わが地元、神奈川県も、たまには良いお仕事をなさるらしい。

正式には、「神奈川県公共施設における受動喫煙防止条例」というのだそうだが、とにかく、公共の施設などでは、一定の例外を除き、全面禁煙にするか、分煙の措置を取らなければならない、という義務を課す内容である。零細規模の店舗にとっては厳しいものがあるかもしれないが、実に良いことである。
私も旦那も、昔から外食に消極的なのは、日本人にはとかく喫煙者が多いからである。公共の場で、他人に構わず、ぶかー、ぶかーっと煙草をふかしながら飲食する喫煙者のあの無神経さは、どこから来るのだろう。なぜ、おいしいものを食べながら、平行してたばこをふかせるのか、到底理解できない。喫煙者は、味蕾が壊れているので、物の味がわからないのかもしれないが、だとしたら食べ物に対しても失礼な話である。

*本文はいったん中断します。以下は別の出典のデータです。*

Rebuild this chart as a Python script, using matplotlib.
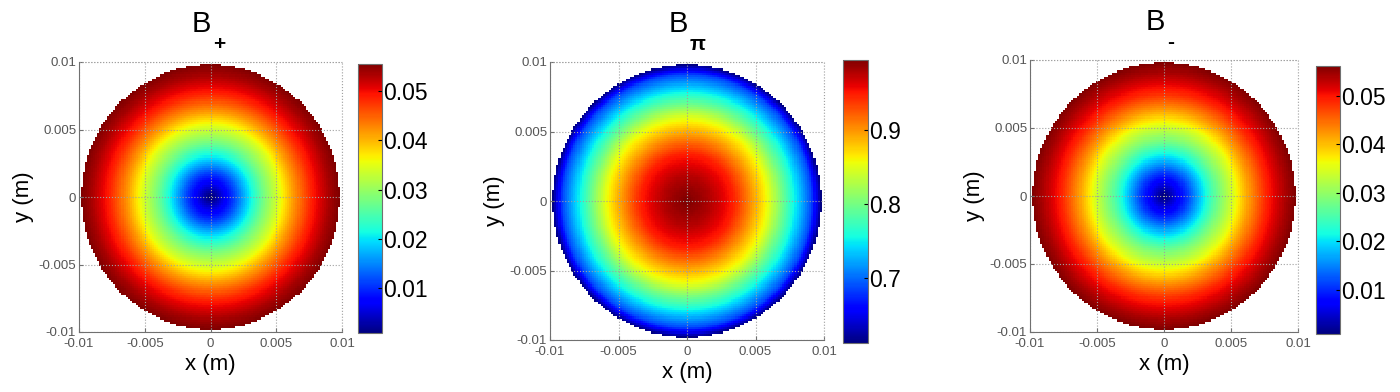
import numpy as np
import matplotlib
matplotlib.use("Agg")
import matplotlib.pyplot as plt

plt.rcParams['font.family'] = ['Liberation Sans', 'DejaVu Sans']

# radial profiles (radius in m)
radius = [0.0, 0.00175, 0.0030, 0.0040, 0.0052, 0.0063, 0.0076, 0.0090, 0.0098]
b_plus = [0.0002, 0.0110, 0.0205, 0.0275, 0.0345, 0.0415, 0.0485, 0.0535, 0.0555]
b_minus = [0.0002, 0.0112, 0.0208, 0.0278, 0.0350, 0.0420, 0.0490, 0.0540, 0.0562]

radius_pi = [0.0, 0.00176, 0.0034, 0.0047, 0.0060, 0.0069, 0.0078, 0.0091, 0.0098]
b_pi = [0.995, 0.976, 0.947, 0.900, 0.850, 0.800, 0.755, 0.687, 0.612]

subscripts = ['+', 'π', '-']
cbar_ticks = [[0.01, 0.02, 0.03, 0.04, 0.05],
              [0.7, 0.8, 0.9],
              [0.01, 0.02, 0.03, 0.04, 0.05]]
ticks = [-0.01, -0.005, 0, 0.005, 0.01]
tick_labels = ['-0.01', '-0.005', '0', '0.005', '0.01']
disk_r = 0.0098

# grid of cells like the original mesh
edges = np.linspace(-0.01, 0.01, 131)
centres = (edges[:-1] + edges[1:]) / 2
X, Y = np.meshgrid(centres, centres)
R = np.sqrt(X**2 + Y**2)

fig = plt.figure(figsize=(14, 3.92), dpi=100)

# axes/colorbar positions in pixels: (left, top, right, bottom)
ax_px = [(79, 62, 342, 332), (550, 62, 824, 340), (1030, 60, 1298, 332)]
cb_px = [(358, 64, 382, 333), (843, 60, 868, 343), (1316, 66, 1340, 334)]


def frac(box):
    l, t, r, b = box
    return [l / 1400, 1 - b / 392, (r - l) / 1400, (b - t) / 392]


profiles = [(radius, b_plus), (radius_pi, b_pi), (radius, b_minus)]
grid_kw = dict(linestyle=':', color='#a0a0a0', linewidth=0.8)

for i in range(3):
    rr, vals = profiles[i]
    Z = np.interp(R, rr, vals)
    Z = np.ma.masked_where(R > disk_r, Z)

    ax = fig.add_axes(frac(ax_px[i]))
    mesh = ax.pcolormesh(edges, edges, Z, cmap='jet', shading='flat')
    ax.set_xlim(-0.01, 0.01)
    ax.set_ylim(-0.01, 0.01)
    ax.set_xticks(ticks)
    ax.set_yticks(ticks)
    ax.set_xticklabels(tick_labels)
    ax.set_yticklabels(tick_labels)
    ax.tick_params(direction='in', length=3, labelsize=9.5, colors='#707070',
                   labelcolor='#555555')
    ax.tick_params(axis='x', pad=4)
    ax.tick_params(axis='y', pad=2)
    ax.grid(True, **grid_kw)
    for s in ['top', 'right']:
        ax.spines[s].set_visible(False)
    for s in ['left', 'bottom']:
        ax.spines[s].set_color('#707070')
    # dotted grid lines along the upper/right limits
    ax.axhline(0.01, clip_on=False, **grid_kw)
    ax.axvline(0.01, clip_on=False, **grid_kw)
    ax.set_xlabel('x (m)', fontsize=16, labelpad=3)
    ax.set_ylabel('y (m)', fontsize=16, labelpad=3)

    # title "B" with a low subscript, as in the original
    ax.annotate('B', xy=(0.5, 1.0), xycoords='axes fraction',
                xytext=(1, 24), textcoords='offset pixels',
                ha='right', va='bottom', fontsize=21)
    ax.annotate(subscripts[i], xy=(0.5, 1.0), xycoords='axes fraction',
                xytext=(3, 18), textcoords='offset pixels',
                ha='left', va='center', fontsize=15, fontweight='bold')

    cax = fig.add_axes(frac(cb_px[i]))
    cb = fig.colorbar(mesh, cax=cax, ticks=cbar_ticks[i])
    cb.ax.tick_params(labelsize=16.5, length=3, direction='in', pad=1)
    cb.outline.set_edgecolor('#707070')

fig.savefig('out.png', dpi=100)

外を歩いて疲れたときに、「何か飲もうかなあ」と思い、ドトールなどのコーヒー・ショップへ入ると、たばこの煙がもうもうと立ちあがっている。ああいう人たちにとっては、コーヒーなどの飲み物を買うのは目的として二の次、三の次であって、まず何と言っても、ニコチン禁断症状を抑えるために立ち寄っているのだ。しかし、こちらは、いくら「禁煙席」に座っても、流れてくる煙を吸わされるのはゴメンなので、飲み物を買うのも諦め、そのへんの自動販売機から飲み物を買って立ち飲みで済ませることもある。
先週のある日、MRIを撮るため、午後、半休を取って病院に行ったあと、駅の軽食コーナーに立ち寄ったら、見事に分煙されていた。ニコチン中毒のみなさんは、ガラスの囲いのなかで、ぶかぶかニコチンを補給している。こう言ってはなんだが、さながら「動物園のサル」状態である。あんなにまでニコチンが必要な体になってしまうとは、なんとも、まあ、と、ガラスの外から彼らを見て、哀れに思ってしまった。